The meat of John's presentation was PLNs: what they've been, what they are now and why they are important. John stressed that we need to shift from talking about professional development to professional learning, because development is incremental and finite (eventually you are fully developed), but learning is continuous and infinite. This idea really struck me and I plan to remember it throughout my career, especially if know-it-all thoughts start creeping into my mind.
Teachers have been islands in the past. Working alone with only their training and whatever books they could acquire to look to. In multi-class schools colleagues became an added resource to improve teaching practice. Now a typical teacher's learning network looks something like this:
The internet, especially web 2.0 with its focus on collaboration, has dramatically expanded the professional learning opportunities available to teachers. There are so many options available and they are two-way (sometimes n-way), 24/7, at my pace, based on my interests, in real-time or asynchronous.
Conferences and seminars used to only be available locally, but skype, twitter, live streaming and the like have removed the distance barriers and allows world-wide learning. I started on twitter last year for my ICT course and have found in to be a highly valuable resource for learning from and connecting with people. I blog, use diigo, share with dropbox and google drive. However, there is no set things you need to be doing, or sites you have to join, to have a PLN. John stressed that a PLN is not so much a thing, but a state of mind. A PLN starts, and continues to grow, with a commitment to learning and sharing.

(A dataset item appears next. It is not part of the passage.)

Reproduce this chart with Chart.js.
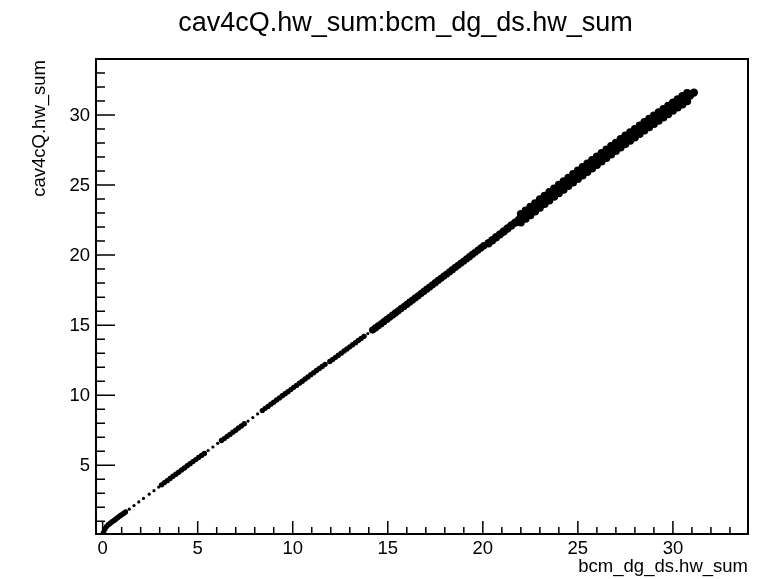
<!DOCTYPE html>
<html>
<head>
<meta charset="utf-8">
<title>cav4cQ.hw_sum:bcm_dg_ds.hw_sum</title>
<script src="https://cdn.jsdelivr.net/npm/chart.js@4/dist/chart.umd.min.js"></script>
<style>
  html, body { margin: 0; padding: 0; background: #fff; }
  #plot { display: block; }
</style>
</head>
<body>
<canvas id="plot" width="758" height="579"></canvas>
<script>
// ---- data ----
const chartTitle = 'cav4cQ.hw_sum:bcm_dg_ds.hw_sum';
const xTitle = 'bcm_dg_ds.hw_sum';
const yTitle = 'cav4cQ.hw_sum';

const xRange = [-0.35, 33.95];
const yRange = [0.09, 34.0];
const xTickLabels = [0, 5, 10, 15, 20, 25, 30];
const yTickLabels = [5, 10, 15, 20, 25, 30];

// isolated single entries between the dense clumps
const sparseX = [1.4, 1.65, 1.9, 2.15, 2.45, 2.7, 2.95, 5.55, 5.8, 6.05, 7.65, 7.9, 8.15, 13.95, 31.18];
const sparseY = [1.86, 2.12, 2.38, 2.63, 2.93, 3.18, 3.44, 6.05, 6.3, 6.56, 8.15, 8.4, 8.66, 14.4, 31.75];

// narrow clumps, low currents
const coreX = [
  0, 0.05, 0.12, 0.2, 0.3, 0.4, 0.5, 0.6, 0.7, 0.8, 0.9, 1.0, 1.1, 1.2,
  3.1, 3.25, 3.4, 3.55, 3.7, 3.85, 4.0, 4.15, 4.3, 4.45, 4.6, 4.75, 4.9, 5.05, 5.2, 5.35,
  6.25, 6.4, 6.55, 6.7, 6.85, 7.0, 7.15, 7.3, 7.45,
  8.4, 8.55, 8.7, 8.85, 9.0, 9.15, 9.3, 9.45, 9.6, 9.75, 9.9, 10.05, 10.2, 10.35, 10.5,
  10.65, 10.8, 10.95, 11.1, 11.25, 11.4, 11.55, 11.7,
  11.95, 12.1, 12.25, 12.4, 12.55, 12.7, 12.85, 13.0, 13.15, 13.3, 13.45, 13.6, 13.75
];
const coreY = [
  0.05, 0.2, 0.45, 0.62, 0.75, 0.86, 0.96, 1.06, 1.16, 1.27, 1.37, 1.47, 1.56, 1.66,
  3.6, 3.76, 3.9, 4.05, 4.21, 4.36, 4.5, 4.66, 4.8, 4.96, 5.1, 5.26, 5.4, 5.55, 5.7, 5.84,
  6.76, 6.9, 7.06, 7.2, 7.36, 7.5, 7.66, 7.8, 7.96,
  8.9, 9.06, 9.2, 9.36, 9.5, 9.66, 9.8, 9.96, 10.1, 10.25, 10.4, 10.56, 10.7, 10.86, 11.0,
  11.16, 11.3, 11.46, 11.6, 11.76, 11.9, 12.05, 12.2,
  12.4, 12.55, 12.7, 12.85, 13.0, 13.15, 13.3, 13.45, 13.6, 13.75, 13.9, 14.05, 14.2
];

// medium clumps 14 - 20
const midX = [
  14.2, 14.35, 14.5, 14.65, 14.8, 14.95, 15.1, 15.25, 15.4, 15.55, 15.7, 15.85, 16.0, 16.15,
  16.3, 16.45, 16.6, 16.75, 16.9, 17.05, 17.2, 17.35, 17.5, 17.65, 17.8, 17.95, 18.1, 18.25,
  18.4, 18.55, 18.7, 18.85, 19.0, 19.15, 19.3, 19.45, 19.6, 19.75, 19.9, 20.05
];
const midY = [
  14.65, 14.8, 14.95, 15.1, 15.26, 15.41, 15.56, 15.72, 15.87, 16.02, 16.18, 16.33, 16.48, 16.64,
  16.79, 16.95, 17.1, 17.26, 17.41, 17.57, 17.72, 17.88, 18.03, 18.19, 18.34, 18.5, 18.65, 18.81,
  18.96, 19.12, 19.27, 19.43, 19.58, 19.74, 19.89, 20.05, 20.2, 20.36, 20.51, 20.67
];

// wide band 20 - 31, centre of the band
const bandX = [
  20.3, 20.5, 20.7, 20.9, 21.1, 21.3, 21.5, 21.7, 21.9, 22.1, 22.3, 22.5, 22.7, 22.9, 23.1,
  23.3, 23.5, 23.7, 23.9, 24.1, 24.3, 24.5, 24.7, 24.9, 25.1, 25.3, 25.5, 25.7, 25.9, 26.1,
  26.3, 26.5, 26.7, 26.9, 27.1, 27.3, 27.5, 27.7, 27.9, 28.1, 28.3, 28.5, 28.7, 28.9, 29.1,
  29.3, 29.5, 29.7, 29.9, 30.1, 30.3, 30.5, 30.7, 30.9, 31.1
];
const bandY = [
  20.85, 21.06, 21.27, 21.48, 21.69, 21.9, 22.11, 22.32, 22.53, 22.74, 22.95, 23.16, 23.37, 23.58, 23.79,
  24.0, 24.21, 24.41, 24.62, 24.82, 25.03, 25.23, 25.44, 25.64, 25.84, 26.04, 26.24, 26.44, 26.64, 26.84,
  27.04, 27.24, 27.43, 27.63, 27.83, 28.03, 28.22, 28.42, 28.61, 28.8, 29.0, 29.2, 29.4, 29.55, 29.75,
  29.95, 30.1, 30.3, 30.5, 30.7, 30.9, 31.05, 31.25, 31.4, 31.6
];

// wide band, upper and lower edges
const edgeX = [
  22.0, 22.25, 22.5, 22.75, 23.0, 23.25, 23.5, 23.75, 24.0, 24.25, 24.5, 24.75, 25.0, 25.25,
  25.5, 25.75, 26.0, 26.25, 26.5, 26.75, 27.0, 27.25, 27.5, 27.75, 28.0, 28.25, 28.5, 28.75,
  29.0, 29.25, 29.5, 29.75, 30.0, 30.25, 30.5, 30.75
];
const upperY = [
  22.93, 23.19, 23.45, 23.71, 23.98, 24.24, 24.5, 24.76, 25.02, 25.27, 25.53, 25.79, 26.04, 26.29,
  26.54, 26.79, 27.04, 27.29, 27.54, 27.79, 28.03, 28.28, 28.53, 28.77, 29.0, 29.25, 29.5, 29.73,
  29.96, 30.2, 30.43, 30.66, 30.9, 31.13, 31.35, 31.58
];
const lowerY = [
  22.33, 22.59, 22.85, 23.11, 23.38, 23.64, 23.9, 24.16, 24.42, 24.67, 24.93, 25.19, 25.44, 25.69,
  25.94, 26.19, 26.44, 26.69, 26.94, 27.19, 27.43, 27.68, 27.93, 28.17, 28.4, 28.65, 28.9, 29.13,
  29.36, 29.6, 29.83, 30.06, 30.3, 30.53, 30.75, 30.98
];

const FONT = '"Liberation Sans", Arial, Helvetica, sans-serif';

function toPoints(xs, ys) {
  return xs.map((x, i) => ({ x, y: ys[i] }));
}

function markerSet(label, xs, ys, radius) {
  return {
    label,
    data: toPoints(xs, ys),
    pointRadius: radius,
    pointHoverRadius: radius,
    pointBackgroundColor: '#000',
    pointBorderWidth: 0,
    showLine: false
  };
}

// ROOT-like frame: ticks drawn inside, labels and titles outside
const rootFrame = {
  id: 'rootFrame',
  afterDraw(chart) {
    const { ctx, chartArea: a } = chart;
    const xs = chart.scales.x;
    const ys = chart.scales.y;
    ctx.save();
    ctx.strokeStyle = '#000';
    ctx.fillStyle = '#000';

    ctx.lineWidth = 2;
    ctx.strokeRect(a.left, a.top, a.right - a.left, a.bottom - a.top);

    ctx.lineWidth = 1.5;
    ctx.beginPath();
    for (let v = 0; v <= Math.floor(xRange[1]); v++) {
      const px = xs.getPixelForValue(v);
      const len = v % 5 === 0 ? 13 : 7;
      ctx.moveTo(px, a.bottom);
      ctx.lineTo(px, a.bottom - len);
    }
    for (let v = 1; v <= Math.floor(yRange[1]); v++) {
      const py = ys.getPixelForValue(v);
      const len = v % 5 === 0 ? 19 : 9;
      ctx.moveTo(a.left, py);
      ctx.lineTo(a.left + len, py);
    }
    ctx.stroke();

    ctx.font = '18.5px ' + FONT;
    ctx.textAlign = 'center';
    ctx.textBaseline = 'top';
    xTickLabels.forEach(v => ctx.fillText(String(v), xs.getPixelForValue(v), a.bottom + 6));

    ctx.textAlign = 'right';
    ctx.textBaseline = 'middle';
    yTickLabels.forEach(v => ctx.fillText(String(v), a.left - 6, ys.getPixelForValue(v) + 1));

    ctx.textAlign = 'right';
    ctx.textBaseline = 'alphabetic';
    ctx.fillText(xTitle, a.right, a.bottom + 38);

    ctx.save();
    ctx.translate(45, a.top + 1);
    ctx.rotate(-Math.PI / 2);
    ctx.textAlign = 'right';
    ctx.fillText(yTitle, 0, 0);
    ctx.restore();

    ctx.font = '27px ' + FONT;
    ctx.textAlign = 'center';
    ctx.fillText(chartTitle, 405.5, 31);
    ctx.restore();
  }
};

new Chart(document.getElementById('plot'), {
  type: 'scatter',
  data: {
    datasets: [
      markerSet('sparse', sparseX, sparseY, 1.6),
      markerSet('core', coreX, coreY, 2.7),
      markerSet('mid', midX, midY, 3.6),
      markerSet('band', bandX, bandY, 4.2),
      markerSet('upper', edgeX, upperY, 4.0),
      markerSet('lower', edgeX, lowerY, 4.0)
    ]
  },
  options: {
    responsive: false,
    animation: false,
    events: [],
    layout: { padding: { left: 96, top: 59, right: 10, bottom: 45 } },
    plugins: {
      legend: { display: false },
      tooltip: { enabled: false },
      title: { display: false }
    },
    scales: {
      x: { type: 'linear', min: xRange[0], max: xRange[1], display: false },
      y: { type: 'linear', min: yRange[0], max: yRange[1], display: false }
    }
  },
  plugins: [rootFrame]
});
</script>
</body>
</html>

With so much available to us it can be overwhelming thinking of where to start, but John gave us a leg up in that too. He signed up our whole class for the beta version of Maple. It's going to be a hub for sharing resources and ideas, and building relationships with fellow teachers in Manitoba. We each have a library of resources we share and can join groups, make events and follow others. It looks like a great addition to my growing PLN.

Tuesday, 8 January 2013


This blog is again going to be the home of course work. I started my Internet for Educators class at BU today and I am pumped. (To all those starting a blog for this course, "Hello and welcome! I hope you enjoy it.")
We had some introductory assignments, a.k.a. tech tasks, and I was happy that I'd already fulfilled most of them: I have a blog, twitter account and RSS reader. However, I have yet to give this blog a page sharing biographical information, so that's what I've been doing tonight.

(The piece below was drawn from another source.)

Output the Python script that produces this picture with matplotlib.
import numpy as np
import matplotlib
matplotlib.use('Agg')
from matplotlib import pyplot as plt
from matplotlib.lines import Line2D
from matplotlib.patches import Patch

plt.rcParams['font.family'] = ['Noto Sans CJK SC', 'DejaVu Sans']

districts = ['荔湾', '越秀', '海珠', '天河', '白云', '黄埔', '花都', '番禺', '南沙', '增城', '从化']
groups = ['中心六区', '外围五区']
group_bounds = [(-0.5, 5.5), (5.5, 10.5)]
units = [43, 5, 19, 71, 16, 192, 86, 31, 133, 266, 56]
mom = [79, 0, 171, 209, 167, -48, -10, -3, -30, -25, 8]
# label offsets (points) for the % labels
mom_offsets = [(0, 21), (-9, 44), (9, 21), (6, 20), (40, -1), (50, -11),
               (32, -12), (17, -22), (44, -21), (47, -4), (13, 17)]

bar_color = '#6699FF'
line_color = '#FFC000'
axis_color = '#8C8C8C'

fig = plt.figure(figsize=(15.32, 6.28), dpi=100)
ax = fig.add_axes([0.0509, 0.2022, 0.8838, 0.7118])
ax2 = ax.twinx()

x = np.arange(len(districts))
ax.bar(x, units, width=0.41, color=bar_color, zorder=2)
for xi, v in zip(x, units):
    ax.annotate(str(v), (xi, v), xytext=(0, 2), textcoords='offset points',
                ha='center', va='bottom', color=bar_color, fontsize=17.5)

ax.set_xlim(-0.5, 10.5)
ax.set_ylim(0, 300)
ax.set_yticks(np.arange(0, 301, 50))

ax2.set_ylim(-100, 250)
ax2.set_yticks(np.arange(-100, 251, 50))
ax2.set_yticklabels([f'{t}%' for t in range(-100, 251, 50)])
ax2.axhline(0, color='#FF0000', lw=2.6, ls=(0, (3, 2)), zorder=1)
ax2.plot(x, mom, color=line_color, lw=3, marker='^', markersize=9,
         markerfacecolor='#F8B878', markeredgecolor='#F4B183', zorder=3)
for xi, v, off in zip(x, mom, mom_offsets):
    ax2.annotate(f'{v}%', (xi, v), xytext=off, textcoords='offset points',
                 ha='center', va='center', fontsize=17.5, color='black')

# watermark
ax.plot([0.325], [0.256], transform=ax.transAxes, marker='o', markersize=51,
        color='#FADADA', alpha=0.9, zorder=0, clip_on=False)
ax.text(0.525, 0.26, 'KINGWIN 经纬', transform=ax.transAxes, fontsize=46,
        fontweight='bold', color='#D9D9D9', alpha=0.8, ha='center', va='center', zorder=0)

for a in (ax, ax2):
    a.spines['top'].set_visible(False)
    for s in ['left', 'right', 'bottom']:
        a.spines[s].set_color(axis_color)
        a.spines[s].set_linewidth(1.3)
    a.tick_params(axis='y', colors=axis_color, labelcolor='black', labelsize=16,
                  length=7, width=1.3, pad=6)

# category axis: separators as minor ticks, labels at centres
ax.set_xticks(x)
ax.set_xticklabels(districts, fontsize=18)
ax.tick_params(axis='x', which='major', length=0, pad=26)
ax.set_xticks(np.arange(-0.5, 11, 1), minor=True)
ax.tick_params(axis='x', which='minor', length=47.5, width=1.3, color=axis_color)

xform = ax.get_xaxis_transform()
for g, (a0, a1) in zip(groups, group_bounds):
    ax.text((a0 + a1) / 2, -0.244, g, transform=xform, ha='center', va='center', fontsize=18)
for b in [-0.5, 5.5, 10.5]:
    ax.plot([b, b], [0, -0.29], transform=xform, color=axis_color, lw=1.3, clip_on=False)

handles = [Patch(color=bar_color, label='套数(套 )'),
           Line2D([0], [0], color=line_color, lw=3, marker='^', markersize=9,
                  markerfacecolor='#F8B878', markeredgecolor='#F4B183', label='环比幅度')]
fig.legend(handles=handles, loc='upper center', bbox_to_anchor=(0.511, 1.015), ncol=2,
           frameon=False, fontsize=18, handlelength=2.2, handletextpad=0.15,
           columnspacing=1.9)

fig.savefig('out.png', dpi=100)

Concerning Me is my bio, or about me, page and it is brand new. It doesn't go into great detail, but shares some information I find pertinent and gives a brief explanation of why this blog exists.
I made a photomosaic for the page. The over photo is one of my favourite pictures of me of all time and the mini-photos are all the pics of myself I could find on my laptop's hard drive. It was made on, but there will be more to come on that later.

Construction has finally finished on Links! I wanted something visual and fancy for this page, so I've embedded a symbaloo webmix I made of sites I think are useful to educators and that I also like. I'm not the biggest fan of having to scroll the embedded webmix, but that seems to be the best symbaloo is offering at the moment. 
Sites I post about will be added to this page, so, if I talk about something cool that you end up forgetting, this page will hopefully be an easy way to find it again.